Addressing Parliament on Tuesday, Zuma said the events in Libya have “re-emphasised the urgency for the full operationalisation, without delay, of the African Peace and Security Architecture, and also the reform of the UN Security Council.”
The President pointed out that the North Atlantic Treaty Organisation (NATO), which is at the helm of bombings in Libya, was pursuing regime change and political assassinations in Libya, instead of sticking to a UN resolution to protect civilians.
He said the United Nations Resolution 1973, which was only meant to enforce a no-fly zone and protect civilians in the civil war, was being abused for regime change, political assassinations and foreign military occupation.
“These actions undermine the efforts of the African Union in finding solutions to the problems facing its member states. It also flies in the face of all efforts to promote the sanctity of international law,” he said, urging all parties to respect human rights and comply with international humanitarian law.
President Jacob Zuma and Libyan leader Muammar Gaddafi during a visit to discuss the coutry’s political situation.
NATO leaders have repeatedly called for Muammar Gaddafi to go and air strikes have reportedly killed one of his sons, although western leaders have ruled out the possibility of a land invasion or occupation.
Zuma has visited Libya twice since March on behalf of the African Union (AU), seeking a solution to the civil war.
On his last visit, he delivered the AU plan which the embattled government of Libya accepted, while the rebels have rejected the plan.
The AU’s peace proposal includes a comprehensive ceasefire to be monitored by the international community, reconciliation and negotiations for a constitution, and democratic elections.
Zuma said he hoped a briefing by an AU committee on Libya to the UN Security Council on Wednesday would lead to common ground being found towards a lasting solution to the crisis.
With regards to Madagascar, Zuma believed that the endorsement of a revised Road Map by the SADC Extraordinary Summit in Sandton this past weekend paves the way for the resolution of the Malagasy crisis.
“This will allow the main political stakeholders to participate in the process to restore constitutionality and civilian rule based on the will of the Malagasy people,” he told MPs.
Zuma urged political stakeholders, including the Transitional Authority in Madagascar and its president, as well as the opposition parties to accept and implement the amendments to the Road Map, saying they must fulfill the aspirations of the Malagasy people for peace, stability and socio-economic development.
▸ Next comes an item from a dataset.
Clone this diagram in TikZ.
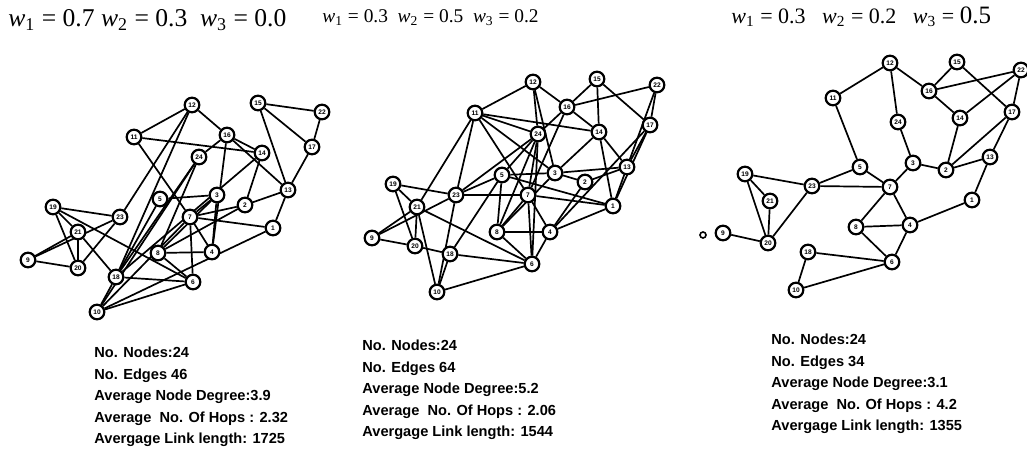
\documentclass[tikz,border=0pt]{standalone}
\usepackage{fontspec}
\setmainfont{Liberation Serif}
\newfontfamily\statfont{Liberation Sans}
\usetikzlibrary{backgrounds}
\newcommand{\wsub}[1]{\textit{w}\textsubscript{#1}}

\begin{document}
\begin{tikzpicture}[x=0.5pt, y=-0.5pt,
	vtx/.style={circle, draw, line width=1.1pt, fill=white, inner sep=0pt,
		minimum size=7.3pt, font=\statfont\bfseries\fontsize{3.3}{3.5}\selectfont},
	link/.style={line width=0.85pt},
	stat/.style={anchor=west, align=left, inner sep=0pt,
		font=\statfont\bfseries\fontsize{7.3}{10.8}\selectfont},
	weights/.style={anchor=west, inner sep=0pt}]
	\useasboundingbox (0,0) rectangle (1027,459);

	\node[weights, font=\fontsize{12.8}{14}\selectfont] (atitle) at (8,20)
		{\wsub{1} = 0.7 \wsub{2} = 0.3 \ \wsub{3} = 0.0};
	\node[weights, font=\fontsize{9.7}{12}\selectfont] (btitle) at (322,18)
		{\wsub{1} = 0.3 \ \wsub{2} = 0.5 \ \wsub{3} = 0.2};
	\node[weights, font=\fontsize{11}{12}\selectfont] (ctitle) at (731,17)
		{\wsub{1} = 0.3 \ \ \wsub{2} = 0.2 \ \ \wsub{3} = {\fontsize{12.5}{12}\selectfont 0.5}};

	\foreach \n/\x/\y in {12/192/105, 15/258/103, 22/322/112, 11/134/137, 16/227/135,
		14/262/153, 17/312/147, 24/199/157, 5/160/199, 3/217/195, 2/245/205,
		13/288/190, 19/53/207, 23/120/217, 7/190/217, 21/78/232, 1/273/228,
		9/28/260, 8/158/253, 4/212/252, 20/78/268, 18/116/277, 6/193/282, 10/97/312}
		\node[vtx] (a\n) at (\x,\y) {\n};
	\begin{pgfonlayer}{background}
		\foreach \u/\v in {12/11, 12/16, 12/23, 12/18, 11/14, 11/7, 16/14, 16/24, 16/4,
			16/13, 15/13, 15/22, 15/17, 22/17, 17/13, 13/2, 13/1, 14/2, 14/18, 24/18,
			24/8, 24/10, 5/3, 5/18, 3/7, 3/4, 3/8, 7/1, 7/2, 7/6, 7/4, 7/10, 2/8, 1/10,
			19/23, 19/21, 19/20, 19/6, 21/9, 21/20, 21/18, 23/9, 23/20, 9/20, 18/6,
			18/10, 10/6, 8/4, 8/6}
			\draw[link] (a\u) -- (a\v);
	\end{pgfonlayer}

	\foreach \n/\x/\y in {12/533/82, 15/597/79, 22/657/85, 16/567/107, 11/475/113,
		24/538/134, 14/599/132, 17/650/125, 5/502/175, 3/555/173, 2/585/182,
		13/627/167, 19/393/184, 23/456/195, 7/528/195, 1/613/206, 21/417/207,
		8/497/232, 4/550/232, 9/372/238, 20/415/246, 18/450/254, 6/532/264, 10/437/292}
		\node[vtx] (b\n) at (\x,\y) {\n};
	\begin{pgfonlayer}{background}
		\foreach \u/\v in {12/11, 12/24, 12/16, 12/3, 15/16, 15/14, 15/17, 16/22, 16/14,
			16/7, 16/24, 22/17, 22/13, 11/24, 11/14, 11/3, 11/23, 11/21, 11/7, 24/23,
			24/5, 24/7, 24/6, 24/8, 14/13, 14/1, 14/3, 17/13, 17/1, 17/4, 5/23, 5/3,
			5/1, 5/8, 5/18, 3/2, 3/13, 3/8, 2/4, 2/13, 13/1, 19/23, 19/21, 19/20,
			23/7, 23/10, 23/9, 7/1, 7/4, 7/6, 7/8, 21/9, 21/20, 21/6, 21/10, 9/20,
			20/18, 18/6, 18/10, 8/4, 8/6, 4/6, 4/1, 10/6}
			\draw[link] (b\u) -- (b\v);
	\end{pgfonlayer}

	\foreach \n/\x/\y in {12/890/63, 15/957/62, 22/1021/70, 16/929/91, 11/833/98,
		24/898/122, 14/960/118, 17/1012/112, 5/860/167, 3/913/163, 2/946/170,
		13/990/157, 19/745/174, 23/812/186, 7/890/187, 1/972/200, 21/770/201,
		8/856/227, 4/910/225, 9/723/233, 20/768/243, 18/808/252, 6/892/262, 10/796/290}
		\node[vtx] (c\n) at (\x,\y) {\n};
	\node[vtx, minimum size=3pt, line width=0.8pt] (c0) at (703,235) {};
	\begin{pgfonlayer}{background}
		\foreach \u/\v in {12/11, 12/24, 12/16, 15/16, 15/17, 22/16, 22/14, 22/17, 16/14,
			14/2, 17/2, 17/13, 11/5, 24/3, 5/23, 5/7, 3/7, 3/2, 2/13, 13/1, 19/23,
			19/21, 19/20, 21/20, 23/7, 23/20, 7/8, 7/4, 8/4, 8/6, 4/1, 4/6, 9/20,
			18/6, 18/10, 10/6}
			\draw[link] (c\u) -- (c\v);
	\end{pgfonlayer}

	\node[stat] (astat) at (94,397) {No. Nodes:24\\No. Edges 46\\Average Node Degree:3.9\\
		Average\ \ No. Of Hops : 2.32\\Avergage Link length: 1725};
	\node[stat] (bstat) at (362,390) {No. Nodes:24\\No. Edges 64\\Average Node Degree:5.2\\
		Average\ \ No. Of Hops : 2.06\\Avergage Link length: 1544};
	\node[stat] (cstat) at (771,384) {No. Nodes:24\\No. Edges 34\\Average Node Degree:3.1\\
		Average\ \ No. Of Hops : 4.2\\Avergage Link length: 1355};
\end{tikzpicture}
\end{document}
The President also updated MPs on the situation in Cote d’Ivoire. He welcomed the return to peace and normalcy. However, he said the immediate challenge facing the Ivorian government was “to reunite the country, re-establish the government administration and restore law and order.”
Zuma said SA stood ready to assist the country during the process of reconciliation and reconstruction.
Moving on to Sudan, Zuma said while there were still challenges of consolidation, such as the contested oil producing area of Abyei, and tension in Kordofan, he hoped that the AU mediators – including former President Thabo Mbeki – will be able to amicably resolve this impasse between Khartoum and Juba.
With regards to Western Sahara, Zuma said South Africa had worked for the integration of a human rights aspect into the mandate of the UN Mission for the Referendum in Western Sahara.
“We have done this in light of recent reports of human rights abuses against the Saharawi people.”